8 de septiembre de 2006

Cohen en Lorca

A FINALES DE LOS SESENTA, digo bien, de los años sesenta del pasado siglo, la música que se oía en las radios y en la una, grande y libre Televisión Española de la época era la de Karina, Los Bravos o, si nos poníamos en plan folclórico, Lola Flores y Manolo Escobar. Los más modernos oían también, aceptémoslo, a gente como Françoise Hardy, Adamo o, incluso, Jacques Brel. En los institutos se estudiaba francés y en inglés sólo sabíamos decir good morning y thank you. Por eso, cuando una amiga que había regresado de Londres nos puso en una de aquellas reuniones semi clandestinas de la época un disco de un desconocido cantautor canadiense llamado Leonard Cohen, todos mostramos caras de circunstancias. Que cambiaron al poco: el LP contenía una de las más maravillosas canciones que nunca hubiéramos escuchado: Suzanne, de la que luego se harían cientos, si no miles de versiones: Now Suzanne takes your hand, and she leads you to the river, decía una letra llena de dulzura y espiritualidad. Fue entonces, en aquel mismo momento, cuando se obró el milagro y nos convertimos en seguidores irredentos del poeta, cantante, y seductor irresistible nacido hace ya 71 años en Montreal. A aquel primer disco le siguieron muchos otros y canciones como The Partisan (freedom soon will come; then we'll come from the shadows), un cántico a la Resistencia francesa, o Chelsea Hotel (you told me again you preferred handsome men but for me you would make an exception), en la que Cohen rememoraba un encuentro con Janis Joplin, no hicieron sino incrementar nuestra admiración por un músico que hacía de la desesperanza, combatida a base de ironía, signo de identificación.

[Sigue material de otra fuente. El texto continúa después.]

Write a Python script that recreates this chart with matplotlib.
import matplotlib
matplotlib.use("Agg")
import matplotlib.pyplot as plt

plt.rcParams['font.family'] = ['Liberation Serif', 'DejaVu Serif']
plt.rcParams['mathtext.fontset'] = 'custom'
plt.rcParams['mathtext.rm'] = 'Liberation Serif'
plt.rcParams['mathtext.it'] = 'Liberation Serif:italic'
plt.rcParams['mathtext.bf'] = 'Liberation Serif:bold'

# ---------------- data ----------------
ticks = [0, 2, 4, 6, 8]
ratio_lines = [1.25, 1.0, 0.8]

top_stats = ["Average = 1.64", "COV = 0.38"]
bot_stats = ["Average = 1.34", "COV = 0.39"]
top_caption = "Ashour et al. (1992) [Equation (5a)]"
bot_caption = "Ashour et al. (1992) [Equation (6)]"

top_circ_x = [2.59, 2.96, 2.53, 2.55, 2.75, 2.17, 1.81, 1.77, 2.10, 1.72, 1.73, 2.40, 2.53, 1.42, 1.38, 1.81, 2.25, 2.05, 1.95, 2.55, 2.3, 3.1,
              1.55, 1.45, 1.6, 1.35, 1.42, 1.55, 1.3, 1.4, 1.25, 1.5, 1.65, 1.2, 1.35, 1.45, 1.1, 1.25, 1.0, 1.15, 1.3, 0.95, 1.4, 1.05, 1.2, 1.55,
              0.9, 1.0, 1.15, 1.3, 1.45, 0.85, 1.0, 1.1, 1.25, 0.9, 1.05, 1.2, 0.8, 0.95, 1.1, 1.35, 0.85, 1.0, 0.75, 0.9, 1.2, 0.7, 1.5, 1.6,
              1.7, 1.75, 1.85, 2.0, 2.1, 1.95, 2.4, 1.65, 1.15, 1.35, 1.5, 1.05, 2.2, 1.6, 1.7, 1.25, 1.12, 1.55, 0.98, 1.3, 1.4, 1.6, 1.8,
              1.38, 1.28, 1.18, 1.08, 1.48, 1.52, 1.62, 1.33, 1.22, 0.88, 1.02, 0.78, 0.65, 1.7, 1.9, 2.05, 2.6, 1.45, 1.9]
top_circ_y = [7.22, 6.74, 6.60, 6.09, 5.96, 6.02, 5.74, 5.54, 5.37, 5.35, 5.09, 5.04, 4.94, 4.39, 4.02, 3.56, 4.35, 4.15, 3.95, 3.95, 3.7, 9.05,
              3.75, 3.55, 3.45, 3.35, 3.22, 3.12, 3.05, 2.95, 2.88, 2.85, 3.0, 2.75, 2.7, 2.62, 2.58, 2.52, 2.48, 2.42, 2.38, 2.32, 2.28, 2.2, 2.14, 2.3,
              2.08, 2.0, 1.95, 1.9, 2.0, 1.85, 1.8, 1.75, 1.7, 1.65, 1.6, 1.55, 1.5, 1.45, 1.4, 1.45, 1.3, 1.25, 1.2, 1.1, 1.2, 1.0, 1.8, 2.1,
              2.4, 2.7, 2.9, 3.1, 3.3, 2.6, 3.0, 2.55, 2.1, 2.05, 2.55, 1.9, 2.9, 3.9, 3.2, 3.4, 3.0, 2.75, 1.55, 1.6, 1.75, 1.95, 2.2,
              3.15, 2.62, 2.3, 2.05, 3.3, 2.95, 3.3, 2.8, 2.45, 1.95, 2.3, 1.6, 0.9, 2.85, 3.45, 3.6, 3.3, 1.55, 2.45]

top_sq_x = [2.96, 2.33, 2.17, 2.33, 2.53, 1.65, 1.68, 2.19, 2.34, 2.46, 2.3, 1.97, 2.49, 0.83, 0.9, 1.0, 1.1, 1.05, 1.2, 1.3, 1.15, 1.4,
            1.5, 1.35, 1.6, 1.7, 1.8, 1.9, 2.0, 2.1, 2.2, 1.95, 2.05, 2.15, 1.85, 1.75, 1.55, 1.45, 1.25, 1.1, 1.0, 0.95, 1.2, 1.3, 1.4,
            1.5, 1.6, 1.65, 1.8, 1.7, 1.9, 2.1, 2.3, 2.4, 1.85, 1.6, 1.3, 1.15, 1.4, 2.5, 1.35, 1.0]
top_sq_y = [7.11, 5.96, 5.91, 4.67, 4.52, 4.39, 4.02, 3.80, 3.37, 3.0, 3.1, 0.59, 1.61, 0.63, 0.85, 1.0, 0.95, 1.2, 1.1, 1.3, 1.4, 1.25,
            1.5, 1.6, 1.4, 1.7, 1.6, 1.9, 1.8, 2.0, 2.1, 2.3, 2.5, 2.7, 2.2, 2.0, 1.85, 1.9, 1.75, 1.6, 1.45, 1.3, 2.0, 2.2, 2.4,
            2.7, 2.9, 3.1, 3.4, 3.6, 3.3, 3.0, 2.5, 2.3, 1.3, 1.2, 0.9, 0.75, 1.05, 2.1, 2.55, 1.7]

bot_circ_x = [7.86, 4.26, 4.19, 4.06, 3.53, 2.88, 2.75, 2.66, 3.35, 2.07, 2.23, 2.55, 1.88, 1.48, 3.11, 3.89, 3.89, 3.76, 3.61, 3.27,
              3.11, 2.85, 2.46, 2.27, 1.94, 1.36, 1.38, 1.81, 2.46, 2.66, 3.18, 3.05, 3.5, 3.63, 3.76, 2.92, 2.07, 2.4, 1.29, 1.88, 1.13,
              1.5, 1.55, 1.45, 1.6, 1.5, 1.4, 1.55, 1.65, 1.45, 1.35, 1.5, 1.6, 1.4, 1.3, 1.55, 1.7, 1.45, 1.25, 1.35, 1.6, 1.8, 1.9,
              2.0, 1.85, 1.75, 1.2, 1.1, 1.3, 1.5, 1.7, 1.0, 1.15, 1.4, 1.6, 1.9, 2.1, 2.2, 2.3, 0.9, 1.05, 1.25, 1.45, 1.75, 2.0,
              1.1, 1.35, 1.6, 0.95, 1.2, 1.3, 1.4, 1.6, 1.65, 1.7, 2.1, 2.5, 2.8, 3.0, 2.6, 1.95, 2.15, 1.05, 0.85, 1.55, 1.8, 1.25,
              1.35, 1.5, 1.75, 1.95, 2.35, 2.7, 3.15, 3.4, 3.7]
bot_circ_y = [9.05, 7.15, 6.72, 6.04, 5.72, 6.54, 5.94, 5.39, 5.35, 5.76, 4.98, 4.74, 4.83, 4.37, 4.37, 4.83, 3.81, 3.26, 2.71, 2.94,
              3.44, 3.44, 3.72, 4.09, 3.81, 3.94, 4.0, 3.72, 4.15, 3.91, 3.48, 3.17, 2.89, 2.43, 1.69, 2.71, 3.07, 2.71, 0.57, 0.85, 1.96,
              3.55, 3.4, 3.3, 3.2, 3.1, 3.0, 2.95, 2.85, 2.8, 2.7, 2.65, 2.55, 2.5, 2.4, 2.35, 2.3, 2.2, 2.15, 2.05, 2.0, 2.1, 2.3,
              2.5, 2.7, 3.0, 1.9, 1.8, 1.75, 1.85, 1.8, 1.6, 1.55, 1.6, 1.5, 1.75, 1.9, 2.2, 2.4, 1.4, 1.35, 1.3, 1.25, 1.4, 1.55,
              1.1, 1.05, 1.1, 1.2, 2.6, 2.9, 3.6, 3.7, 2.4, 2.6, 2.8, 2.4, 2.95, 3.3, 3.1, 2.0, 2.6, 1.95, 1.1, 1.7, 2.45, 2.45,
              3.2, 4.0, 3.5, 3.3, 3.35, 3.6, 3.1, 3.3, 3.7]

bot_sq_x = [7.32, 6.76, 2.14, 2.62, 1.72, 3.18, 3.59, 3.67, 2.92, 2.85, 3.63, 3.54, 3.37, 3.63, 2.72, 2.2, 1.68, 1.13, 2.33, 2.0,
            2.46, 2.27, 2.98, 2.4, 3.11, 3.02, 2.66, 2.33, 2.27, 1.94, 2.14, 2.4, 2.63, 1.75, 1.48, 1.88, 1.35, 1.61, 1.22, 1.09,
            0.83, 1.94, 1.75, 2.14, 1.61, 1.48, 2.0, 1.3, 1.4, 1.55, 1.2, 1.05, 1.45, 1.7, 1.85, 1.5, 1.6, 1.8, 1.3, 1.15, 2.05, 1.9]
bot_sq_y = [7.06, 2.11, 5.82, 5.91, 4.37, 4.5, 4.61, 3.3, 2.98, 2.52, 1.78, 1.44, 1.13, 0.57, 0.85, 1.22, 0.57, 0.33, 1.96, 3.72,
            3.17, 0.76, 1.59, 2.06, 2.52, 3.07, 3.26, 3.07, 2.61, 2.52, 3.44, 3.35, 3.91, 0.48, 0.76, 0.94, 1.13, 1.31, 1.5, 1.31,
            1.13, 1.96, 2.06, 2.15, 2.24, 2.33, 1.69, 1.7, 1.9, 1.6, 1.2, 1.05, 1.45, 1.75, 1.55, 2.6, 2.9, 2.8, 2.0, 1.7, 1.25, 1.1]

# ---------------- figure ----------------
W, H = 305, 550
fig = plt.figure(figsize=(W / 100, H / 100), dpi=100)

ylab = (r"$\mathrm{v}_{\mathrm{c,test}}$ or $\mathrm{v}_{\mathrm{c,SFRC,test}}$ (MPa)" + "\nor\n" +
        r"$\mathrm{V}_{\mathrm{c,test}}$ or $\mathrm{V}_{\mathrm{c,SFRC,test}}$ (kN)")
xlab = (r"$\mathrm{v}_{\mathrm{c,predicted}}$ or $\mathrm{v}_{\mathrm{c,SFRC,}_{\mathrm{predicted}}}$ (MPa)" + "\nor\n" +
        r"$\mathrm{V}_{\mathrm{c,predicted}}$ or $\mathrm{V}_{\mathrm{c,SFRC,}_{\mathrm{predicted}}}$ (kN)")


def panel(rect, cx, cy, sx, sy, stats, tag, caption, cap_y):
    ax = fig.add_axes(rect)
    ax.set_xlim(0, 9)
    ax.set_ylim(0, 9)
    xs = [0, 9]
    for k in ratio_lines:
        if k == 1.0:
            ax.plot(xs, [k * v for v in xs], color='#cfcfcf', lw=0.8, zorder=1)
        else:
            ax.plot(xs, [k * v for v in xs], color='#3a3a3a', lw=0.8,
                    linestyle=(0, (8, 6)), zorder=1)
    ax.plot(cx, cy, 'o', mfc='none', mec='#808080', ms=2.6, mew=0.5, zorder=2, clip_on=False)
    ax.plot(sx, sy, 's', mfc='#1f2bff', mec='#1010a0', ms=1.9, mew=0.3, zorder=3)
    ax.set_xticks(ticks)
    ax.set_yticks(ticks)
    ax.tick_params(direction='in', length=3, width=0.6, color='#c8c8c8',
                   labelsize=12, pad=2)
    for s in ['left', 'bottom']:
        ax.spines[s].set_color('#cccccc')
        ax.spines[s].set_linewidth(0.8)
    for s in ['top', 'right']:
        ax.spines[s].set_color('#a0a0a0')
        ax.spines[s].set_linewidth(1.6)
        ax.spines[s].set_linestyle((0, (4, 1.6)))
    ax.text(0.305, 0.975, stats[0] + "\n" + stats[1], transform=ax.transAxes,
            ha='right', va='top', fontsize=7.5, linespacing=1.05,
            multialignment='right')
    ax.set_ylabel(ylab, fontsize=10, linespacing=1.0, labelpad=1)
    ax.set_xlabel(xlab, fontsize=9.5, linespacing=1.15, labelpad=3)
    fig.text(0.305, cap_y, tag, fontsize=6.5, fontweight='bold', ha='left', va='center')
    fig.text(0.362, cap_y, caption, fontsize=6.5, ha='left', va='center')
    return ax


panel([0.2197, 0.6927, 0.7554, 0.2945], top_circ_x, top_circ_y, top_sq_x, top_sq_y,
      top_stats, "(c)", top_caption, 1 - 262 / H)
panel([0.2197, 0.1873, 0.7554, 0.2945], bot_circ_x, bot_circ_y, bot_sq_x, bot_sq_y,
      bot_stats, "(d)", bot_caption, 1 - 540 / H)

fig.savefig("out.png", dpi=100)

Asistimos por primera y única vez a un concierto de Leonard Cohen en el año 1993, en Madrid (una actuación a la que habíamos previsto asistir años antes, en el Teatro Romano de Mérida, hubo de suspenderse a causa de una inoportuna tormenta). Y cuando, al fin, pudimos escucharle en persona, acompañado de Perla Batalla y Julie Christensen, la emoción que se extendió por el Palacio de Deportes, donde se desarrolló el evento, desbordó todo lo imaginable. Cohen estaba en pleno dominio de sus recursos. Con extremada elegancia, voz profunda, compatible con una apariencia física que rozaba la fragilidad, y un poder de seducción que convertía en normal la nutrida lista de sus amantes, se metió al maduro auditorio en el bolsillo. La interpretación de la bellísima Take this waltz, basada en un poema de su admirado García Lorca (Oh my love, oh my love, take this waltz, take this waltz, It's yours now. It's all that there is) supuso el punto culminante de una noche que, por mucho que pasen los años, permanecerá viva en la memoria de quienes tuvimos la fortuna de vivirla.

De modo, amable lector, que con esos antecedentes se entenderá que alguien como quien suscribe recorriera más de 700 kilómetros en plena canícula, desde Cáceres hasta Lorca, para asistir, en el majestuoso castillo de esa personalísima ciudad murciana, al concierto en homenaje al artista canadiense celebrado el pasado día 22 de julio. Organizado, entre otros, por Alberto Manzano, traductor al castellano de nuestro hombre y autor de varios libros sobre él, reunió en una noche inolvidable a gente aparentemente tan diversa como Enrique Morente, John Cale, Anjani Thomas (la actual compañera de Cohen), Luz Casal, Javier Muguruza, Jackson Browne, Perla Batalla y muchos otros. Aparentemente diversa, digo, porque, al menos en esta ocasión, a todos unió su identificación con la música y la poesía de Cohen. Hay acontecimientos que por irrepetibles se convierten en memorables, y eso le sucede al que vivimos en Lorca en aquella noche de ensueño. Cuando al final, todos, artistas y público, cantamos al unísono una de las más célebres creaciones de Leonard Cohen, dirigidos por un magistral John Cale al piano, cuando entonamos a pleno pulmón, con palmas flamencas incluidas, la maravillosa Hallelujah (You saw her bathing on the roof, her beauty and the moonlight overthrew you), supimos que algo indefinible nos unía a todos y nos hacía partícipes de una emoción que difícilmente podríamos trasladar a quienes más tarde nos oyeran hablar de lo sucedido. Los muros del castillo lorquino aún deben conservar señales de la conmoción que, a buen seguro, ellos también sufrieron.